## Begin
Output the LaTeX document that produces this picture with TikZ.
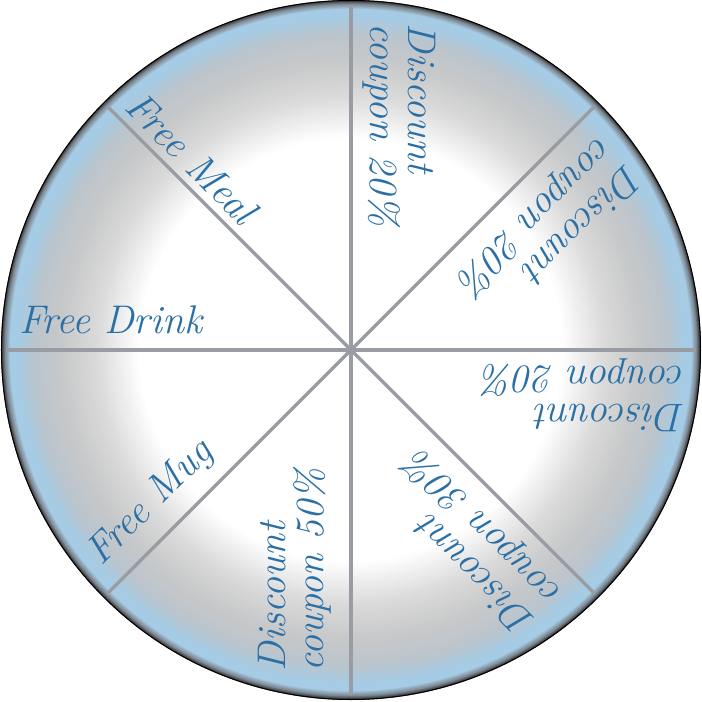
\documentclass[tikz,border=0pt]{standalone}
\definecolor{rimdark}{HTML}{2E2E2E}
\definecolor{rimgray}{HTML}{7E8993}
\definecolor{rimblue}{HTML}{A6CBE4}
\definecolor{bluegray}{HTML}{BBC5CD}
\definecolor{midgray}{HTML}{C7C8C9}
\definecolor{lgray}{HTML}{DADADA}
\definecolor{spokegray}{HTML}{9A9CA3}
\definecolor{textblue}{HTML}{2A6FA5}
\tikzset{
  spoke/.style={draw=spokegray, line width=3.5},
  lbl/.style={text=textblue, font=\itshape\fontsize{40}{38}\selectfont, align=left, inner sep=0pt}
}
\begin{document}
\begin{tikzpicture}[x=1pt,y=1pt]
\useasboundingbox (-351,-352) rectangle (351,350);
% radial gradient built from concentric discs, outermost first
\foreach \ra/\rb/\ca/\cb in {346/350/rimgray/rimdark, 341/346/rimblue/rimgray,
  333/341/rimblue/rimblue, 316/333/bluegray/rimblue, 290/316/midgray/bluegray,
  255/290/lgray/midgray, 212/255/white/lgray}{
  \pgfmathsetmacro{\nst}{int(ceil((\rb-\ra)/0.7))}
  \foreach \i in {0,...,\nst}{
    \pgfmathsetmacro{\rr}{\rb-\i*(\rb-\ra)/\nst}
    \pgfmathsetmacro{\pp}{100*(\rr-\ra)/(\rb-\ra)}
    \fill[color=\cb!\pp!\ca] (0,0) circle (\rr);
  }
}
\fill[white] (0,0) circle (212);
\draw[black, line width=1] (0,0) circle (349.5);
\coordinate (c) at (0,0);
\foreach \a in {0,45,...,315}{
  \coordinate (r\a) at (\a:345);
  \draw[spoke] (c) -- (r\a);
}
\node[lbl, rotate=-90] (l1) at (48,225) {Discount\\coupon 20\%};
\node[lbl, rotate=-135] (l2) at (197,122) {Discount\\coupon 20\%};
\node[lbl, rotate=180] (l3) at (233,-45) {Discount\\coupon 20\%};
\node[lbl, rotate=135] (l4) at (120,-191) {Discount\\coupon 30\%};
\node[lbl, rotate=90] (l5) at (-56,-220) {Discount\\coupon 50\%};
\node[lbl, rotate=45] (l6) at (-200,-153) {Free Mug};
\node[lbl] (l7) at (-240,30) {Free Drink};
\node[lbl, rotate=-45] (l8) at (-159,192) {Free Meal};
\end{tikzpicture}
\end{document}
## End
Take the listing above and restate it word for word, without its pictures.

◆ **Exercise result**
Output the LaTeX document that produces this picture with TikZ.
\documentclass[tikz,border=0pt]{standalone}
\definecolor{rimdark}{HTML}{2E2E2E}
\definecolor{rimgray}{HTML}{7E8993}
\definecolor{rimblue}{HTML}{A6CBE4}
\definecolor{bluegray}{HTML}{BBC5CD}
\definecolor{midgray}{HTML}{C7C8C9}
\definecolor{lgray}{HTML}{DADADA}
\definecolor{spokegray}{HTML}{9A9CA3}
\definecolor{textblue}{HTML}{2A6FA5}
\tikzset{
  spoke/.style={draw=spokegray, line width=3.5},
  lbl/.style={text=textblue, font=\itshape\fontsize{40}{38}\selectfont, align=left, inner sep=0pt}
}
\begin{document}
\begin{tikzpicture}[x=1pt,y=1pt]
\useasboundingbox (-351,-352) rectangle (351,350);
% radial gradient built from concentric discs, outermost first
\foreach \ra/\rb/\ca/\cb in {346/350/rimgray/rimdark, 341/346/rimblue/rimgray,
  333/341/rimblue/rimblue, 316/333/bluegray/rimblue, 290/316/midgray/bluegray,
  255/290/lgray/midgray, 212/255/white/lgray}{
  \pgfmathsetmacro{\nst}{int(ceil((\rb-\ra)/0.7))}
  \foreach \i in {0,...,\nst}{
    \pgfmathsetmacro{\rr}{\rb-\i*(\rb-\ra)/\nst}
    \pgfmathsetmacro{\pp}{100*(\rr-\ra)/(\rb-\ra)}
    \fill[color=\cb!\pp!\ca] (0,0) circle (\rr);
  }
}
\fill[white] (0,0) circle (212);
\draw[black, line width=1] (0,0) circle (349.5);
\coordinate (c) at (0,0);
\foreach \a in {0,45,...,315}{
  \coordinate (r\a) at (\a:345);
  \draw[spoke] (c) -- (r\a);
}
\node[lbl, rotate=-90] (l1) at (48,225) {Discount\\coupon 20\%};
\node[lbl, rotate=-135] (l2) at (197,122) {Discount\\coupon 20\%};
\node[lbl, rotate=180] (l3) at (233,-45) {Discount\\coupon 20\%};
\node[lbl, rotate=135] (l4) at (120,-191) {Discount\\coupon 30\%};
\node[lbl, rotate=90] (l5) at (-56,-220) {Discount\\coupon 50\%};
\node[lbl, rotate=45] (l6) at (-200,-153) {Free Mug};
\node[lbl] (l7) at (-240,30) {Free Drink};
\node[lbl, rotate=-45] (l8) at (-159,192) {Free Meal};
\end{tikzpicture}
\end{document}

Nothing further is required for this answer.